* [Given instruction]:
Only the lines from the start of the data to the line containing "svg.selectAll('.tick line').attr('stroke', '#000');", both included, should be output, exactly and without pictures.

-------- Information supplied

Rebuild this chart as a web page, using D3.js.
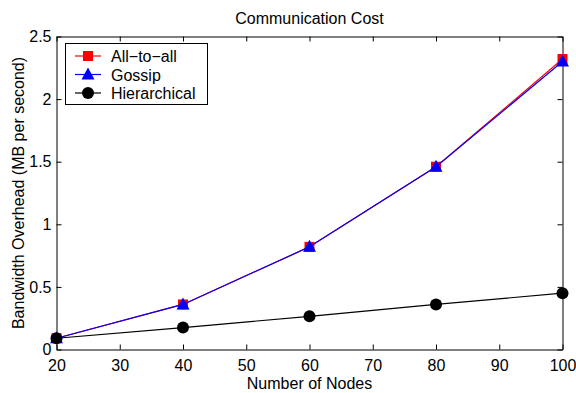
<!DOCTYPE html>
<html>
<head>
<meta charset="utf-8">
<script src="https://cdn.jsdelivr.net/npm/d3@7.9.0/dist/d3.min.js"></script>
<style>
  body { margin: 0; background: #fff; }
  svg { font-family: "Liberation Sans", Arial, sans-serif; }
</style>
</head>
<body>
<svg id="chart" width="576" height="393"></svg>
<script>
const nodes = [20, 40, 60, 80, 100];
const allToAll = [0.09, 0.36, 0.82, 1.46, 2.32];
const gossip = [0.09, 0.36, 0.82, 1.46, 2.30];
const hierarchical = [0.09, 0.175, 0.265, 0.36, 0.45];
const xTicks = [20, 30, 40, 50, 60, 70, 80, 90, 100];
const yTicks = [0, 0.5, 1, 1.5, 2, 2.5];

const series = [
    { name: 'All\u2212to\u2212all', values: allToAll, color: '#ff0000', marker: 'square' },
    { name: 'Gossip', values: gossip, color: '#0000ff', marker: 'triangle' },
    { name: 'Hierarchical', values: hierarchical, color: '#000000', marker: 'circle' },
];

const margin = { top: 36.5, right: 13.5, bottom: 43.5, left: 56.5 };
const width = 576;
const height = 393;
const fontSize = 16;

const svg = d3.select('#chart');

const xScale = d3.scaleLinear().domain([20, 100]).range([margin.left, width - margin.right]);
const yScale = d3.scaleLinear().domain([0, 2.5]).range([height - margin.bottom, margin.top]);

// axes with inward ticks on all four sides
svg.append('g')
    .attr('transform', `translate(0, ${height - margin.bottom})`)
    .call(d3.axisBottom(xScale).tickValues(xTicks).tickSizeInner(-5).tickSizeOuter(0).tickPadding(10))
    .call((g) => g.selectAll('text').attr('font-size', fontSize).attr('fill', '#000'));

svg.append('g')
    .attr('transform', `translate(0, ${margin.top})`)
    .call(d3.axisTop(xScale).tickValues(xTicks).tickSizeInner(-5).tickSizeOuter(0).tickFormat(''));

svg.append('g')
    .attr('transform', `translate(${margin.left}, 0)`)
    .call(d3.axisLeft(yScale).tickValues(yTicks).tickSizeInner(-5).tickSizeOuter(0).tickPadding(5).tickFormat(d3.format('~g')))
    .call((g) => g.selectAll('text').attr('font-size', fontSize).attr('fill', '#000'));

svg.append('g')
    .attr('transform', `translate(${width - margin.right}, 0)`)
    .call(d3.axisRight(yScale).tickValues(yTicks).tickSizeInner(-5).tickSizeOuter(0).tickFormat(''));

svg.selectAll('.domain').attr('stroke', '#000');
svg.selectAll('.tick line').attr('stroke', '#000');

// labels
svg.append('text')
    .attr('x', (margin.left + width - margin.right) / 2)
    .attr('y', 24)
    .attr('text-anchor', 'middle')
    .attr('font-size', fontSize)
    .text('Communication Cost');

svg.append('text')
    .attr('x', (margin.left + width - margin.right) / 2)
    .attr('y', 389)
    .attr('text-anchor', 'middle')
    .attr('font-size', fontSize)
    .text('Number of Nodes');

svg.append('text')
    .attr('transform', `translate(24, ${(margin.top + height - margin.bottom) / 2}) rotate(-90)`)
    .attr('text-anchor', 'middle')
    .attr('font-size', fontSize)
    .text('Bandwidth Overhead (MB per second)');

function drawMarker(g, type, color, x, y) {
    if (type === 'square') {
        g.append('rect').attr('x', x - 5).attr('y', y - 5).attr('width', 10).attr('height', 10).attr('fill', color);
    } else if (type === 'triangle') {
        g.append('path')
            .attr('d', `M${x},${y - 7}L${x + 6.5},${y + 5}L${x - 6.5},${y + 5}Z`)
            .attr('fill', color);
    } else {
        g.append('circle').attr('cx', x).attr('cy', y).attr('r', 6).attr('fill', color);
    }
}

const line = d3.line().x((d) => xScale(d[0])).y((d) => yScale(d[1]));

for (const s of series) {
    const pts = nodes.map((n, i) => [n, s.values[i]]);
    const g = svg.append('g');
    g.append('path')
        .attr('d', line(pts))
        .attr('fill', 'none')
        .attr('stroke', s.color)
        .attr('stroke-width', 1.2);
    for (const p of pts) drawMarker(g, s.marker, s.color, xScale(p[0]), yScale(p[1]));
}

// legend
const legend = svg.append('g');
legend.append('rect')
    .attr('x', 65.5).attr('y', 43.5).attr('width', 142).attr('height', 61)
    .attr('fill', '#fff').attr('stroke', '#000');
series.forEach((s, i) => {
    const y = 56 + i * 18.5;
    legend.append('line').attr('x1', 75).attr('x2', 101).attr('y1', y).attr('y2', y)
        .attr('stroke', s.color).attr('stroke-width', 1.2);
    drawMarker(legend, s.marker, s.color, 88, y);
    legend.append('text').attr('x', 111).attr('y', y + 6).attr('font-size', fontSize).text(s.name);
});
</script>
</body>
</html>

----------------

* [Result of this task]:
Rebuild this chart as a web page, using D3.js.
<!DOCTYPE html>
<html>
<head>
<meta charset="utf-8">
<script src="https://cdn.jsdelivr.net/npm/d3@7.9.0/dist/d3.min.js"></script>
<style>
  body { margin: 0; background: #fff; }
  svg { font-family: "Liberation Sans", Arial, sans-serif; }
</style>
</head>
<body>
<svg id="chart" width="576" height="393"></svg>
<script>
const nodes = [20, 40, 60, 80, 100];
const allToAll = [0.09, 0.36, 0.82, 1.46, 2.32];
const gossip = [0.09, 0.36, 0.82, 1.46, 2.30];
const hierarchical = [0.09, 0.175, 0.265, 0.36, 0.45];
const xTicks = [20, 30, 40, 50, 60, 70, 80, 90, 100];
const yTicks = [0, 0.5, 1, 1.5, 2, 2.5];

const series = [
    { name: 'All\u2212to\u2212all', values: allToAll, color: '#ff0000', marker: 'square' },
    { name: 'Gossip', values: gossip, color: '#0000ff', marker: 'triangle' },
    { name: 'Hierarchical', values: hierarchical, color: '#000000', marker: 'circle' },
];

const margin = { top: 36.5, right: 13.5, bottom: 43.5, left: 56.5 };
const width = 576;
const height = 393;
const fontSize = 16;

const svg = d3.select('#chart');

const xScale = d3.scaleLinear().domain([20, 100]).range([margin.left, width - margin.right]);
const yScale = d3.scaleLinear().domain([0, 2.5]).range([height - margin.bottom, margin.top]);

// axes with inward ticks on all four sides
svg.append('g')
    .attr('transform', `translate(0, ${height - margin.bottom})`)
    .call(d3.axisBottom(xScale).tickValues(xTicks).tickSizeInner(-5).tickSizeOuter(0).tickPadding(10))
    .call((g) => g.selectAll('text').attr('font-size', fontSize).attr('fill', '#000'));

svg.append('g')
    .attr('transform', `translate(0, ${margin.top})`)
    .call(d3.axisTop(xScale).tickValues(xTicks).tickSizeInner(-5).tickSizeOuter(0).tickFormat(''));

svg.append('g')
    .attr('transform', `translate(${margin.left}, 0)`)
    .call(d3.axisLeft(yScale).tickValues(yTicks).tickSizeInner(-5).tickSizeOuter(0).tickPadding(5).tickFormat(d3.format('~g')))
    .call((g) => g.selectAll('text').attr('font-size', fontSize).attr('fill', '#000'));

svg.append('g')
    .attr('transform', `translate(${width - margin.right}, 0)`)
    .call(d3.axisRight(yScale).tickValues(yTicks).tickSizeInner(-5).tickSizeOuter(0).tickFormat(''));

svg.selectAll('.domain').attr('stroke', '#000');
svg.selectAll('.tick line').attr('stroke', '#000');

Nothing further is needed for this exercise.